When planning where to set up food, games, activities, present table, decorations etc keep in mind:
- Where will the guests be arriving?
- Where will they leave?
- How will food be served? Will food be left out for guests to munch on as they like? Or will there be a designated eating time? Little ones will have a hard time focusing on party games with cupcakes sitting around in view!
- Will everything be done as a big group? Or will you break them down into smaller groups and have them rotate through the activities? With younger age groups (like 5 and under) I personally think its best to have 3-5 activities set up and let them wander around from one thing to another as they like. If possible have an adult manning each station. You can even make up little maps to hand to your guests as they arrive and they will get a kick out of following their map from station to station. I try to have at least one station specifically geared towards girls and one for boys (think craft table and game area). Of course that’s not to say the boys wont want to do the craft, but you know- your likely that way to have at least one thing that will really appeal to each person there.
|Have the map match the theme of the party.If you’re throwing a construction party call it the “blueprint”|
Party Tip: What to do with those older siblings that got “stuck” going to a little kids party? Enlist their help! Ask them to run the party games, craft stations, or have them help serve the food. Suddenly they went from feeling very out of place to feeling like a grown up. And that way their boredom wont lead to any mishaps.

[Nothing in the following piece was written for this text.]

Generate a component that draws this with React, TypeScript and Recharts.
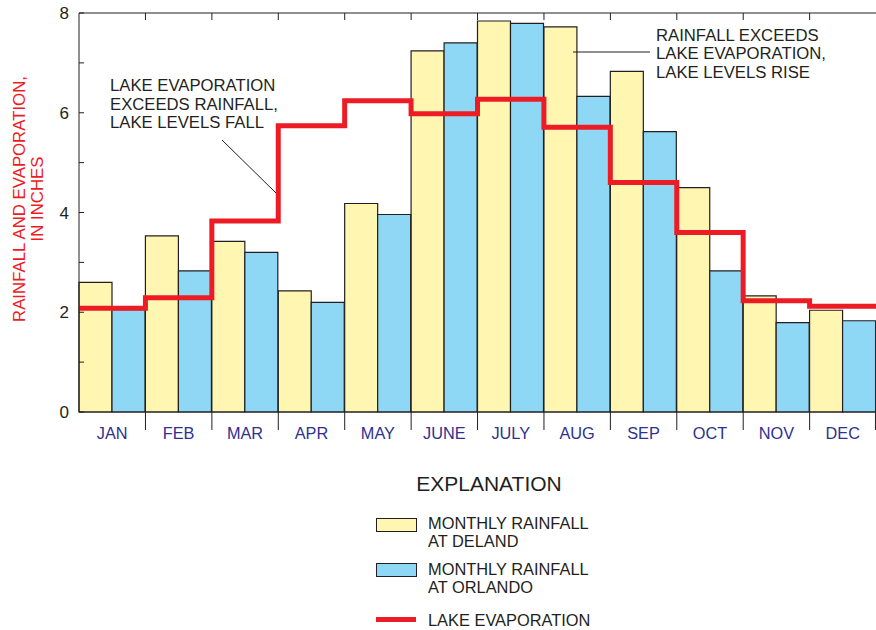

Above all: Come party time remember that more than an intricately planned party with every detail accounted for- guests want a friendly, inviting host. Do your best to keep your cool despite party setbacks (like when the sprinklers went off in the front yard and soaked everything I had laid out…) and make party guests feel like you are thrilled they are there (even the little girl who wont stop asking you if its cake time yet).
What’s your go-to party tip? I’d love to hear it!